■ **WRITTEN PROBLEM**
Exclude the pictures and return every line exactly as written.

:::::

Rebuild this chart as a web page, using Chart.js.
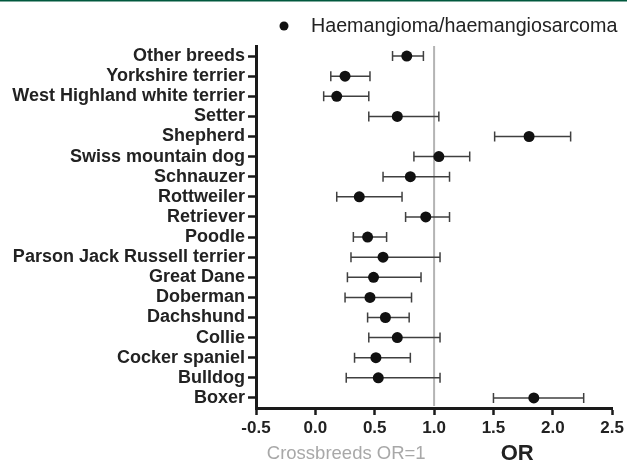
<!DOCTYPE html>
<html>
<head>
<meta charset="utf-8">
<script src="https://cdn.jsdelivr.net/npm/chart.js@4"></script>
<style>
  html, body { margin: 0; padding: 0; background: #fff; }
  #wrap { width: 627px; height: 463px; position: relative; }
</style>
</head>
<body>
<div id="wrap"><canvas id="chart" width="627" height="463"></canvas></div>
<script>
// breeds, top to bottom
const breeds = [
  'Other breeds', 'Yorkshire terrier', 'West Highland white terrier', 'Setter',
  'Shepherd', 'Swiss mountain dog', 'Schnauzer', 'Rottweiler', 'Retriever',
  'Poodle', 'Parson Jack Russell terrier', 'Great Dane', 'Doberman',
  'Dachshund', 'Collie', 'Cocker spaniel', 'Bulldog', 'Boxer'
];
const oddsRatio = [0.77, 0.25, 0.18, 0.69, 1.80, 1.04, 0.80, 0.37, 0.93, 0.44, 0.57, 0.49, 0.46, 0.59, 0.69, 0.51, 0.53, 1.84];
const ciLower   = [0.65, 0.13, 0.07, 0.45, 1.51, 0.83, 0.57, 0.18, 0.76, 0.32, 0.30, 0.27, 0.25, 0.44, 0.45, 0.33, 0.26, 1.50];
const ciUpper   = [0.91, 0.46, 0.45, 1.04, 2.15, 1.30, 1.13, 0.73, 1.13, 0.60, 1.05, 0.89, 0.81, 0.79, 1.05, 0.80, 1.05, 2.26];
const xTicks = [-0.5, 0.0, 0.5, 1.0, 1.5, 2.0, 2.5];
const seriesName = 'Haemangioma/haemangiosarcoma';
const refValue = 1.0;

const FONT = '"Liberation Sans", Arial, sans-serif';

const points = breeds.map((b, i) => ({ x: oddsRatio[i], y: b }));

const forestPlugin = {
  id: 'forest',
  beforeDatasetsDraw(chart) {
    const { ctx, chartArea, scales: { x, y } } = chart;
    ctx.save();
    // crossbreed reference line
    const rx = x.getPixelForValue(refValue);
    ctx.strokeStyle = '#b4b4b4';
    ctx.lineWidth = 2;
    ctx.beginPath();
    ctx.moveTo(rx, chartArea.top);
    ctx.lineTo(rx, chartArea.bottom - 2);
    ctx.stroke();

    // confidence intervals
    ctx.strokeStyle = '#404040';
    ctx.lineWidth = 1.5;
    breeds.forEach((b, i) => {
      const py = y.getPixelForValue(i);
      const x1 = x.getPixelForValue(ciLower[i]);
      const x2 = x.getPixelForValue(ciUpper[i]);
      ctx.beginPath();
      ctx.moveTo(x1, py); ctx.lineTo(x2, py);
      ctx.moveTo(x1, py - 5); ctx.lineTo(x1, py + 5);
      ctx.moveTo(x2, py - 5); ctx.lineTo(x2, py + 5);
      ctx.stroke();
    });
    ctx.restore();
  },
  afterDraw(chart) {
    const { ctx, scales: { x } } = chart;
    ctx.save();
    // top rule
    ctx.fillStyle = '#00583d';
    ctx.fillRect(0, 0, chart.width, 1.5);

    // legend
    ctx.fillStyle = '#111';
    ctx.beginPath();
    ctx.arc(284, 26, 4.5, 0, Math.PI * 2);
    ctx.fill();
    ctx.font = '19.7px ' + FONT;
    ctx.fillStyle = '#222';
    ctx.textBaseline = 'middle';
    ctx.textAlign = 'left';
    ctx.fillText(seriesName, 311, 27);

    // axis captions
    ctx.textAlign = 'center';
    ctx.font = '18.5px ' + FONT;
    ctx.fillStyle = '#a8a8a8';
    ctx.fillText('Crossbreeds OR=1', x.getPixelForValue(0.26), 454);
    ctx.font = 'bold 22px ' + FONT;
    ctx.fillStyle = '#222';
    ctx.fillText('OR', x.getPixelForValue(1.70), 454);
    ctx.restore();
  }
};

new Chart(document.getElementById('chart'), {
  type: 'scatter',
  data: {
    labels: breeds,
    datasets: [{
      label: seriesName,
      data: points,
      pointRadius: 5.5,
      pointHoverRadius: 5.5,
      backgroundColor: '#111',
      borderColor: '#111',
      borderWidth: 0
    }]
  },
  options: {
    responsive: false,
    animation: false,
    events: [],
    layout: { padding: { top: 46, right: 14, left: 0, bottom: 0 } },
    plugins: {
      legend: { display: false },
      tooltip: { enabled: false }
    },
    scales: {
      x: {
        type: 'linear',
        min: -0.5,
        max: 2.5,
        afterBuildTicks: (scale) => { scale.ticks = xTicks.map(v => ({ value: v })); },
        afterFit: (scale) => { scale.height = 55; },
        border: { display: true, color: '#1a1a1a', width: 3 },
        grid: { drawOnChartArea: false, drawTicks: true, tickLength: 7, tickWidth: 2.5, color: '#1a1a1a' },
        ticks: {
          callback: (v) => Number(v).toFixed(1),
          color: '#222',
          padding: 3,
          maxRotation: 0,
          font: { family: FONT, size: 17, weight: 'bold' }
        }
      },
      y: {
        type: 'category',
        labels: breeds,
        offset: true,
        afterFit: (scale) => { scale.width = 256; },
        border: { display: true, color: '#1a1a1a', width: 3 },
        grid: { drawOnChartArea: false, drawTicks: true, tickLength: 8, tickWidth: 2.5, color: '#1a1a1a' },
        ticks: {
          autoSkip: false,
          color: '#222',
          padding: 3,
          font: { family: FONT, size: 18, weight: 'bold' }
        }
      }
    }
  },
  plugins: [forestPlugin]
});
</script>
</body>
</html>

:::::

■ **TASK SOLUTION**
Rebuild this chart as a web page, using Chart.js.
<!DOCTYPE html>
<html>
<head>
<meta charset="utf-8">
<script src="https://cdn.jsdelivr.net/npm/chart.js@4"></script>
<style>
  html, body { margin: 0; padding: 0; background: #fff; }
  #wrap { width: 627px; height: 463px; position: relative; }
</style>
</head>
<body>
<div id="wrap"><canvas id="chart" width="627" height="463"></canvas></div>
<script>
// breeds, top to bottom
const breeds = [
  'Other breeds', 'Yorkshire terrier', 'West Highland white terrier', 'Setter',
  'Shepherd', 'Swiss mountain dog', 'Schnauzer', 'Rottweiler', 'Retriever',
  'Poodle', 'Parson Jack Russell terrier', 'Great Dane', 'Doberman',
  'Dachshund', 'Collie', 'Cocker spaniel', 'Bulldog', 'Boxer'
];
const oddsRatio = [0.77, 0.25, 0.18, 0.69, 1.80, 1.04, 0.80, 0.37, 0.93, 0.44, 0.57, 0.49, 0.46, 0.59, 0.69, 0.51, 0.53, 1.84];
const ciLower   = [0.65, 0.13, 0.07, 0.45, 1.51, 0.83, 0.57, 0.18, 0.76, 0.32, 0.30, 0.27, 0.25, 0.44, 0.45, 0.33, 0.26, 1.50];
const ciUpper   = [0.91, 0.46, 0.45, 1.04, 2.15, 1.30, 1.13, 0.73, 1.13, 0.60, 1.05, 0.89, 0.81, 0.79, 1.05, 0.80, 1.05, 2.26];
const xTicks = [-0.5, 0.0, 0.5, 1.0, 1.5, 2.0, 2.5];
const seriesName = 'Haemangioma/haemangiosarcoma';
const refValue = 1.0;

const FONT = '"Liberation Sans", Arial, sans-serif';

const points = breeds.map((b, i) => ({ x: oddsRatio[i], y: b }));

const forestPlugin = {
  id: 'forest',
  beforeDatasetsDraw(chart) {
    const { ctx, chartArea, scales: { x, y } } = chart;
    ctx.save();
    // crossbreed reference line
    const rx = x.getPixelForValue(refValue);
    ctx.strokeStyle = '#b4b4b4';
    ctx.lineWidth = 2;
    ctx.beginPath();
    ctx.moveTo(rx, chartArea.top);
    ctx.lineTo(rx, chartArea.bottom - 2);
    ctx.stroke();

    // confidence intervals
    ctx.strokeStyle = '#404040';
    ctx.lineWidth = 1.5;
    breeds.forEach((b, i) => {
      const py = y.getPixelForValue(i);
      const x1 = x.getPixelForValue(ciLower[i]);
      const x2 = x.getPixelForValue(ciUpper[i]);
      ctx.beginPath();
      ctx.moveTo(x1, py); ctx.lineTo(x2, py);
      ctx.moveTo(x1, py - 5); ctx.lineTo(x1, py + 5);
      ctx.moveTo(x2, py - 5); ctx.lineTo(x2, py + 5);
      ctx.stroke();
    });
    ctx.restore();
  },
  afterDraw(chart) {
    const { ctx, scales: { x } } = chart;
    ctx.save();
    // top rule
    ctx.fillStyle = '#00583d';
    ctx.fillRect(0, 0, chart.width, 1.5);

    // legend
    ctx.fillStyle = '#111';
    ctx.beginPath();
    ctx.arc(284, 26, 4.5, 0, Math.PI * 2);
    ctx.fill();
    ctx.font = '19.7px ' + FONT;
    ctx.fillStyle = '#222';
    ctx.textBaseline = 'middle';
    ctx.textAlign = 'left';
    ctx.fillText(seriesName, 311, 27);

    // axis captions
    ctx.textAlign = 'center';
    ctx.font = '18.5px ' + FONT;
    ctx.fillStyle = '#a8a8a8';
    ctx.fillText('Crossbreeds OR=1', x.getPixelForValue(0.26), 454);
    ctx.font = 'bold 22px ' + FONT;
    ctx.fillStyle = '#222';
    ctx.fillText('OR', x.getPixelForValue(1.70), 454);
    ctx.restore();
  }
};

new Chart(document.getElementById('chart'), {
  type: 'scatter',
  data: {
    labels: breeds,
    datasets: [{
      label: seriesName,
      data: points,
      pointRadius: 5.5,
      pointHoverRadius: 5.5,
      backgroundColor: '#111',
      borderColor: '#111',
      borderWidth: 0
    }]
  },
  options: {
    responsive: false,
    animation: false,
    events: [],
    layout: { padding: { top: 46, right: 14, left: 0, bottom: 0 } },
    plugins: {
      legend: { display: false },
      tooltip: { enabled: false }
    },
    scales: {
      x: {
        type: 'linear',
        min: -0.5,
        max: 2.5,
        afterBuildTicks: (scale) => { scale.ticks = xTicks.map(v => ({ value: v })); },
        afterFit: (scale) => { scale.height = 55; },
        border: { display: true, color: '#1a1a1a', width: 3 },
        grid: { drawOnChartArea: false, drawTicks: true, tickLength: 7, tickWidth: 2.5, color: '#1a1a1a' },
        ticks: {
          callback: (v) => Number(v).toFixed(1),
          color: '#222',
          padding: 3,
          maxRotation: 0,
          font: { family: FONT, size: 17, weight: 'bold' }
        }
      },
      y: {
        type: 'category',
        labels: breeds,
        offset: true,
        afterFit: (scale) => { scale.width = 256; },
        border: { display: true, color: '#1a1a1a', width: 3 },
        grid: { drawOnChartArea: false, drawTicks: true, tickLength: 8, tickWidth: 2.5, color: '#1a1a1a' },
        ticks: {
          autoSkip: false,
          color: '#222',
          padding: 3,
          font: { family: FONT, size: 18, weight: 'bold' }
        }
      }
    }
  },
  plugins: [forestPlugin]
});
</script>
</body>
</html>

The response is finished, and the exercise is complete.